Dari
produser "It Follows" yang secara mengejutkan mampu tampil begitu baik
menyampaikan pesan terkait penyakit menular seksual. The Ninth Passenger
yang disutradarai oleh Ian Pfaff sejatinya tak akan mengikuti
kesuksesan It Follows sekalipun filmnya tak dibuat. Mengikuti pakem yang
jamak ditemukan mengenai delapan orang remaja yang melakukan perjalanan
laut, bisa ditebak disanalah pula teror menunggu mereka.
Saya begitu membenci sebuah film horor maupun thriller remaja yang
kerap bertingkah bodoh, dimana adegannya bak sebuah menyulut marabahaya.
Pun demikian dengan film ini dimana para penumpang terdiri dari
berbagai karakter dengan sifat berbeda sebutlah Lance (Tom Maden) si
playboy, Nicole (Cinta Laura Kiehl) si cewek nakal, Jess (Alexia Fast)
si introvert, Marty (David Hennessey) si anak orang tajir bahkan Brady
(Jesse Metcalfe) si cowok dengan misi terselubung. Karakter ini jelas
jamak kita temui di film horor maupun thriller berbasis remaja yang
sekali lagi selalu dan akan tampil bodoh.
Kebanyakan film
horor atau thriller remaja memang demikian, semuanya bermula kala sebuah
pertemuan yang tak sengaja, jangan tanyakan mengapa mereka begitu akrab
secara cepat karena naskah garapan sang sutradara bersama Steve M.
Albert sendiri begitu tipis dimana keadaan karakter hanya sebatas calon
dari teror yang bersiap untuk mati ketimbang memberikannya amunisi lebih
dalam sebuah karakterisasi. Mayoritas durasi diisi dengan dialog yang
tak perlu, tak ada sumbangsih untuk adegan selanjutnya sehingga durasi
hendak mencapai akhir intensitas pun dipacu lebih kencang, menciptakan
sebuah pergerakan kasar sekaligus menggampangkan.
Ya, The
Ninth Passenger bak sebuah kapal yang berjalan tanpa arah tujuan kemana
filmnya akan sampai. Durasi 76 menit pun terasa kosong dan hampa karena
ketiadaan tensi guna menciptakan sebuah teror yang koheren terhadap
cerita. Tentu pertanyaan terkait siapa penumpang kesembilan pun
memunculkan tanda tanya besar yang nantinya akan penonton harapkan.

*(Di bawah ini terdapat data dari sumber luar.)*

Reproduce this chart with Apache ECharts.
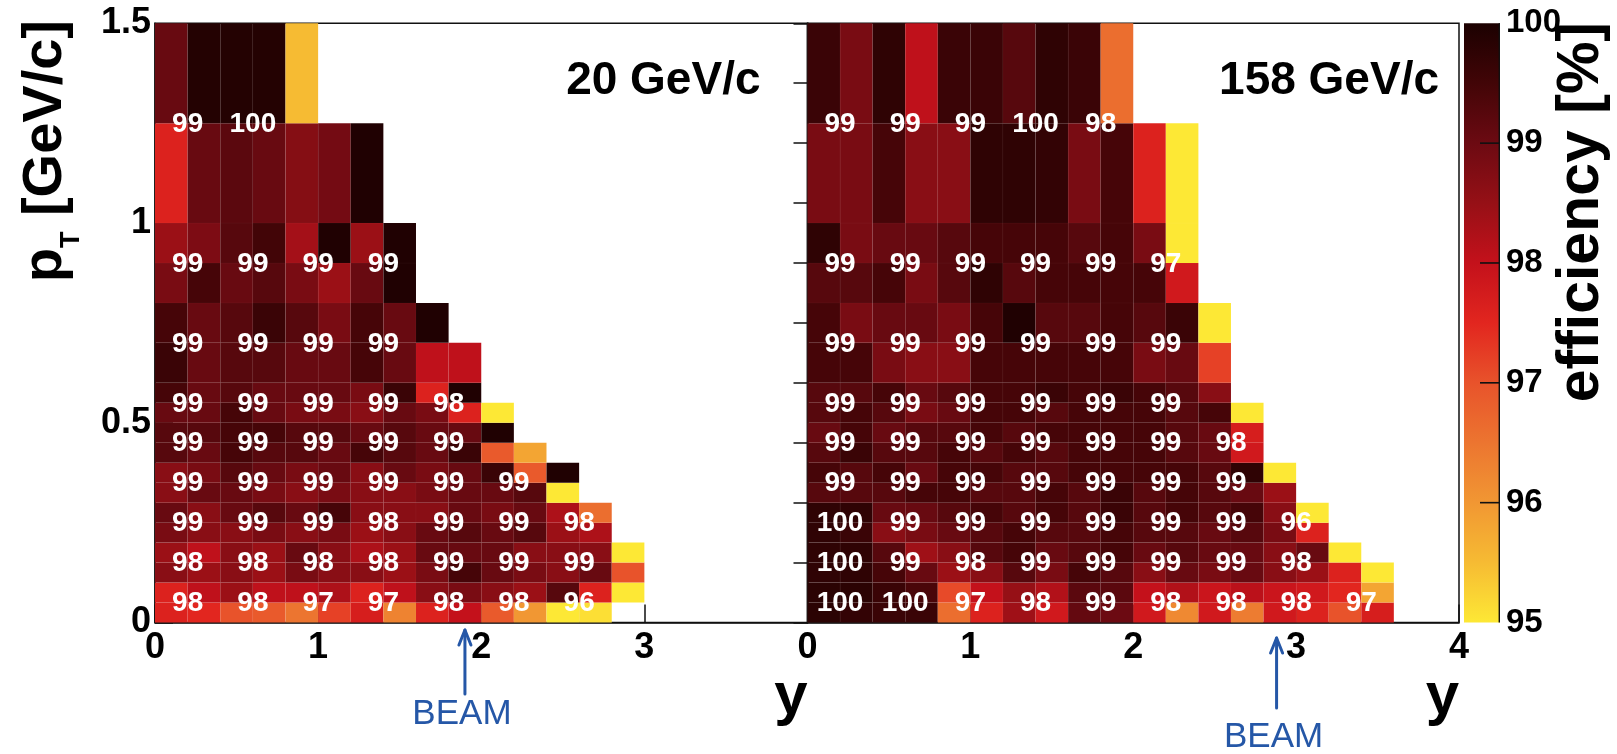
<!DOCTYPE html>
<html><head><meta charset="utf-8">
<script src="https://cdn.jsdelivr.net/npm/echarts@6/dist/echarts.min.js"></script>
<style>html,body{margin:0;padding:0;background:#fff}#c{width:1617px;height:754px}</style>
</head><body><div id="c"></div>
<script>
// ---------- DATA ----------
const rapidityEdges = [0,0.2,0.4,0.6,0.8,1.0,1.2,1.4,1.6,1.8,2.0,2.2,2.4,2.6,2.8,3.0,3.2,3.4,3.6];
const ptEdges = [0,0.05,0.1,0.15,0.2,0.25,0.3,0.35,0.4,0.45,0.5,0.55,0.6,0.7,0.8,0.9,1.0,1.25,1.5];

// efficiency per pT row (bottom -> top), per rapidity column (from y=0)
const eff20 = [
  [97.6,97.5,97.0,96.9,96.5,97.2,97.7,96.3,97.6,98.0,96.9,96.0,95.0,95.1],
  [97.6,98.05,98.45,98.05,98.05,98.25,97.6,98.05,98.65,98.85,98.65,98.45,99.25,97.6,95.0],
  [98.65,98.45,98.65,98.45,98.85,98.65,98.65,98.45,98.85,99.45,99.05,98.85,98.65,99.05,97.0],
  [98.45,98.05,98.65,98.45,99.05,98.65,98.25,98.45,99.05,99.05,99.05,98.65,98.65,98.65,95.0],
  [98.85,98.65,98.65,98.85,98.65,98.85,98.45,98.65,99.05,99.25,99.05,99.25,98.45,98.25],
  [99.05,98.65,99.05,99.25,99.05,99.45,98.65,98.65,98.65,99.05,98.85,99.05,98.25,96.6],
  [98.65,99.05,99.05,98.85,98.65,98.85,98.65,98.65,98.85,99.05,99.05,99.25,95.0],
  [98.65,98.85,99.25,99.05,98.85,99.05,98.65,99.05,98.85,99.05,99.6,96.9,99.95],
  [99.25,99.05,99.45,99.25,99.25,99.05,99.45,99.25,99.05,99.6,96.9,95.8],
  [99.25,99.25,99.45,99.45,99.25,99.25,99.05,99.25,99.05,99.05,99.95],
  [99.05,99.05,99.45,99.05,98.85,98.85,98.65,99.05,98.85,97.6,95.0],
  [99.45,99.05,99.25,99.05,99.05,99.05,98.85,99.6,97.6,99.95],
  [99.6,99.05,99.25,99.25,99.05,99.05,99.45,99.05,98.05,98.05],
  [99.45,99.05,99.25,99.6,99.25,98.85,99.45,99.05,99.95],
  [98.85,99.45,99.05,99.25,98.85,98.45,99.05,99.95],
  [98.45,98.8,99.25,99.5,98.35,99.95,98.45,99.95],
  [97.6,99.05,99.2,99.05,98.7,98.9,99.95],
  [99.05,99.9,99.9,99.9,95.5]
];
const eff158 = [
  [99.8,99.7,99.6,99.6,96.6,97.6,98.4,97.8,99.1,99.0,97.8,96.2,97.8,96.4,97.8,97.6,97.0,97.7],
  [99.8,99.8,99.6,99.4,97.1,98.0,98.5,98.2,99.2,99.2,98.0,98.2,97.9,98.1,97.9,97.8,97.5,95.8],
  [99.75,99.75,99.45,99.05,98.45,98.65,99.25,98.85,99.45,99.25,98.65,99.05,98.85,99.05,98.65,98.45,97.6,95.0],
  [99.75,99.75,99.25,98.4,98.65,99.25,99.45,99.05,99.25,99.45,99.05,99.25,99.05,99.05,98.65,99.05,95.0],
  [99.75,99.6,98.65,98.85,99.05,99.25,99.45,99.25,99.25,99.45,99.25,99.25,99.05,99.25,98.85,97.6],
  [99.75,99.75,99.05,99.05,99.25,99.45,99.25,99.45,99.25,99.6,99.25,99.45,99.25,99.45,98.65,95.0],
  [99.25,99.25,99.25,99.45,99.45,99.25,99.25,99.45,99.25,99.6,99.25,99.45,99.25,99.05,98.45],
  [99.45,99.25,99.45,99.05,99.45,99.45,99.25,99.25,99.45,99.45,99.45,99.45,99.25,99.75,95.0],
  [99.25,99.6,99.25,99.25,99.45,99.25,99.45,99.25,99.45,99.45,99.45,99.25,99.05,97.8],
  [99.05,99.45,99.05,99.25,99.25,99.45,99.25,99.45,99.45,99.45,99.45,99.25,99.05,97.7],
  [99.25,99.45,99.25,98.85,99.05,99.45,99.45,99.25,99.45,99.45,99.45,99.25,99.45,95.0],
  [99.25,99.25,99.45,99.05,99.25,99.45,99.45,99.6,99.45,99.6,99.45,99.25,98.65],
  [99.45,99.45,98.85,98.65,98.65,99.45,99.45,99.45,99.45,99.45,98.85,99.05,97.2],
  [99.45,98.85,99.05,99.05,98.85,99.45,99.95,99.25,99.25,99.45,99.25,99.6,95.0],
  [99.25,99.25,99.45,98.85,99.25,99.75,99.25,99.45,99.45,99.45,99.45,97.8],
  [99.75,98.85,99.05,99.05,99.25,99.45,99.45,99.45,99.25,99.45,98.85,95.0],
  [98.85,98.85,99.45,98.65,98.65,99.75,99.75,99.7,98.85,99.45,97.6,95.0],
  [99.6,98.85,99.75,98.05,99.6,99.6,99.25,99.75,99.6,96.6]
];

// printed (rounded) efficiencies in coarse bins
const labelRapidity = [0.2,0.6,1.0,1.4,1.8,2.2,2.6,3.0,3.4];
const labelPt = [0.05,0.15,0.25,0.35,0.45,0.55,0.7,0.9,1.25];
const labels20 = [
  [98,98,97,97,98,98,96],
  [98,98,98,98,99,99,99],
  [99,99,99,98,99,99,98],
  [99,99,99,99,99,99],
  [99,99,99,99,99],
  [99,99,99,99,98],
  [99,99,99,99],
  [99,99,99,99],
  [99,100]
];
const labels158 = [
  [100,100,97,98,99,98,98,98,97],
  [100,99,98,99,99,99,99,98],
  [100,99,99,99,99,99,99,96],
  [99,99,99,99,99,99,99],
  [99,99,99,99,99,99,98],
  [99,99,99,99,99,99],
  [99,99,99,99,99,99],
  [99,99,99,99,99,97],
  [99,99,99,100,98]
];
const panelTitles = ['20 GeV/c', '158 GeV/c'];
const beamRapidity = [1.9, 2.88];
const effRange = [95, 100];
const colorbarTicks = [96, 97, 98, 99];
const palette = ['#fde835','#f6bb33','#f19733','#ec7530','#e8532b','#e2261f','#c4111b','#961016','#6c0a12','#420507','#1c0101'];

// ---------- BUILD ----------
function cellData(eff){
  const out = [];
  eff.forEach((row, r) => row.forEach((v, c) => {
    if (v != null) out.push([rapidityEdges[c], rapidityEdges[c+1], ptEdges[r], ptEdges[r+1], v]);
  }));
  return out;
}
function labelData(lbl){
  const out = [];
  lbl.forEach((row, r) => row.forEach((v, c) => out.push([labelRapidity[c], labelPt[r], v])));
  return out;
}
const FONT = '"Liberation Sans", Arial, sans-serif';
const INK = '#111';
const CB = {left:1464, width:36, top:23.3, height:599.2};

function rectItem(params, api){
  const a = api.coord([api.value(0), api.value(3)]);
  const b = api.coord([api.value(1), api.value(2)]);
  return {type:'rect', shape:{x:a[0], y:a[1], width:b[0]-a[0], height:b[1]-a[1]},
    style:{fill: api.visual('color'), stroke:'rgba(255,255,255,0.05)', lineWidth:0.6}};
}
function textItem(params, api){
  const p = api.coord([api.value(0), api.value(1)]);
  return {type:'text', x:p[0], y:p[1]+1, style:{text:String(api.value(2)), fill:'#fff',
    font:'bold 28px ' + FONT, align:'center', verticalAlign:'middle'}};
}

const axisLine = {show:true, onZero:false, lineStyle:{color:INK, width:1.5}};
const tickLabel = {color:'#000', fontFamily:FONT, fontWeight:'bold', fontSize:36};

const chart = echarts.init(document.getElementById('c'), null, {renderer:'canvas'});
const option = {
  animation:false,
  backgroundColor:'#fff',
  grid:[
    {left:155, top:23.3, width:652.5, height:599.2, show:true, borderColor:INK, borderWidth:1.5, backgroundColor:'transparent', outerBoundsMode:'none'},
    {left:807.5, top:23.3, width:651.5, height:599.2, show:true, borderColor:INK, borderWidth:1.5, backgroundColor:'transparent', outerBoundsMode:'none'},
    {left:CB.left, top:CB.top, width:CB.width, height:CB.height, outerBoundsMode:'none'}
  ],
  xAxis:[
    {gridIndex:0, type:'value', min:0, max:4, interval:1, axisLine, splitLine:{show:false},
     axisTick:{show:true, inside:true, length:18, lineStyle:{color:INK, width:1.5}},
     axisLabel:Object.assign({margin:8, showMinLabel:true, showMaxLabel:true, formatter:v => v === 4 ? '' : String(v)}, tickLabel)},
    {gridIndex:1, type:'value', min:0, max:4, interval:1, axisLine, splitLine:{show:false},
     axisTick:{show:true, inside:true, length:18, lineStyle:{color:INK, width:1.5}},
     axisLabel:Object.assign({margin:8, showMinLabel:true, showMaxLabel:true}, tickLabel)},
    {gridIndex:2, type:'value', min:1, max:2, show:false}
  ],
  yAxis:[
    {gridIndex:0, type:'value', min:0, max:1.5, interval:0.5, axisLine, splitLine:{show:false},
     axisTick:{show:true, inside:true, length:18, lineStyle:{color:INK, width:1.5}},
     axisLabel:Object.assign({margin:4, showMinLabel:true, showMaxLabel:true}, tickLabel)},
    {gridIndex:1, type:'value', min:0, max:1.5, interval:0.15, axisLine, splitLine:{show:false},
     axisTick:{show:true, inside:false, length:14, lineStyle:{color:INK, width:1.5}},
     axisLabel:{show:false}},
    {gridIndex:2, type:'value', min:effRange[0], max:effRange[1], interval:1, position:'right',
     axisLine:{show:false, onZero:false}, splitLine:{show:false},
     axisTick:{show:false},
     axisLabel:Object.assign({margin:6}, tickLabel, {fontSize:33, showMinLabel:true, showMaxLabel:true})}
  ],
  visualMap:{
    type:'continuous', show:false, min:effRange[0], max:effRange[1], dimension:4, seriesIndex:[0,1],
    inRange:{color:palette}
  },
  series:[
    {type:'custom', name:'20 GeV/c', xAxisIndex:0, yAxisIndex:0, data:cellData(eff20), encode:{x:[0,1], y:[2,3]}, renderItem:rectItem, silent:true, z:2},
    {type:'custom', name:'158 GeV/c', xAxisIndex:1, yAxisIndex:1, data:cellData(eff158), encode:{x:[0,1], y:[2,3]}, renderItem:rectItem, silent:true, z:2},
    {type:'custom', xAxisIndex:0, yAxisIndex:0, data:labelData(labels20), encode:{x:0, y:1}, renderItem:textItem, silent:true, z:4},
    {type:'custom', xAxisIndex:1, yAxisIndex:1, data:labelData(labels158), encode:{x:0, y:1}, renderItem:textItem, silent:true, z:4},
    {type:'line', xAxisIndex:2, yAxisIndex:2, data:[], silent:true}
  ]
};
chart.setOption(option);

// ---------- ANNOTATIONS ----------
const BLUE = '#2557a7';
const graphics = [];
const panelEnd = [chart.convertToPixel({xAxisIndex:0, yAxisIndex:0}, [4, 0]), chart.convertToPixel({xAxisIndex:1, yAxisIndex:1}, [4, 0])];
panelTitles.forEach((t, i) => {
  graphics.push({type:'text', x: panelEnd[i][0] - (i === 0 ? 47 : 20), y: 81,
    style:{text:t, font:'bold 46px ' + FONT, fill:'#000', align:'right', verticalAlign:'middle'}});
  graphics.push({type:'text', x: panelEnd[i][0], y: 697,
    style:{text:'y', font:'bold 60px ' + FONT, fill:'#000', align:'right', verticalAlign:'middle'}});
});
// colour bar: gradient strip (same palette as the visual map), right edge and tick marks on top
const cbRight = CB.left + CB.width;
const cbY = v => CB.top + CB.height * (effRange[1] - v) / (effRange[1] - effRange[0]);
const stops = palette.map((c, i) => ({offset: i / (palette.length - 1), color: c}));
graphics.push({type:'rect', z:1, shape:{x:CB.left, y:CB.top, width:CB.width, height:CB.height},
  style:{fill: new echarts.graphic.LinearGradient(0, 1, 0, 0, stops)}});
graphics.push({type:'rect', z:5, shape:{x:cbRight - 1.4, y:CB.top, width:1.4, height:CB.height}, style:{fill:INK}});
colorbarTicks.forEach(v => {
  graphics.push({type:'rect', z:5, shape:{x:cbRight - 20, y:cbY(v) - 0.8, width:20, height:1.6}, style:{fill:INK}});
});
// pT axis title
graphics.push({type:'text', x:46, y:20, rotation:Math.PI/2,
  style:{text:'{a|p}{t|T}{a| [GeV/c]}', align:'right', verticalAlign:'middle',
    rich:{a:{font:'bold 56px ' + FONT, fill:'#000', lineHeight:56, verticalAlign:'top'},
          t:{font:'bold 27px ' + FONT, fill:'#000', lineHeight:27, verticalAlign:'top', padding:[40,0,0,0]}}}});
// colour bar title
graphics.push({type:'text', x:1582, y:22, rotation:Math.PI/2,
  style:{text:'efficiency [%]', font:'bold 59px ' + FONT, fill:'#000', align:'right', verticalAlign:'middle'}});
// beam rapidity arrows
const arrowGeom = [{top:630, bottom:694, textY:714}, {top:638, bottom:708, textY:737}];
beamRapidity.forEach((yb, i) => {
  const p = chart.convertToPixel({xAxisIndex:i, yAxisIndex:i}, [yb, 0]);
  const g = arrowGeom[i];
  graphics.push({type:'polyline', shape:{points:[[p[0], g.bottom], [p[0], g.top]]}, style:{stroke:BLUE, lineWidth:3, lineCap:'round'}});
  graphics.push({type:'polyline', shape:{points:[[p[0]-6, g.top+15], [p[0], g.top], [p[0]+6, g.top+15]]}, style:{stroke:BLUE, lineWidth:3, lineCap:'round', lineJoin:'round', fill:null}});
  graphics.push({type:'text', x:p[0]-3, y:g.textY, style:{text:'BEAM', font:'35px ' + FONT, fill:BLUE, align:'center', verticalAlign:'middle'}});
});
chart.setOption({graphic:graphics});
</script></body></html>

Namun Ian Pfaff sendiri bak kebingungan menjawabnya alhasil jawabannya
pun tak pernah mencapai titik temu sekaligus hanya sebatas tempelan
tanpa urgensi lebih kecuali menciptakan teror menakutkan yang justru
tampil memalukan.
Ya, terornya memang memalukan, ingin
tampil gahar namun susah untuk disebut bahkan untuk mencapai kata sadis
pun perlu pemikiran lebih guna mengucapkannya. Beberapa kali saya
terkantuk kala menyaksikan film ini yang mana membuktikan ketiadaan
intensitas pada filmnya yang tanpa arah. Jajaran cast pun sulit sekali
untuk menolong filmnya yang kian surut hingga sampai dititik menjemukan
sekalipun. Satu-satunya aspek yang cukup baik adalah sinematografi
filmnya yang menciptakan sebuah nuansa sederhana namun punya potensi
tampil mencekam jika digunakan lebih baik.
Memasuki konklusi
filmnya sendiri kebingungan untuk mengakhiri cerita, kehadiran makhluk
yang meneror mereka seolah kurang akan daya pikat, memunculkan sebuah
opsi terkait makhluknya yang begitu murahan hanya bermodalkan sebuah
buku yang urung untuk dijamah kembali kecuali guna mewadahi tampilnya
sebuah twist yang gagal menciptakan daya kejut. Alhasil apa yang
dihasilkan oleh The Ninth Passenger sendiri adalah sebuah kebingungan
besar dibalik besarnya ambisi yang urung tersampaikan dan berujung
memalukan dibalik terornya yang malu-malu.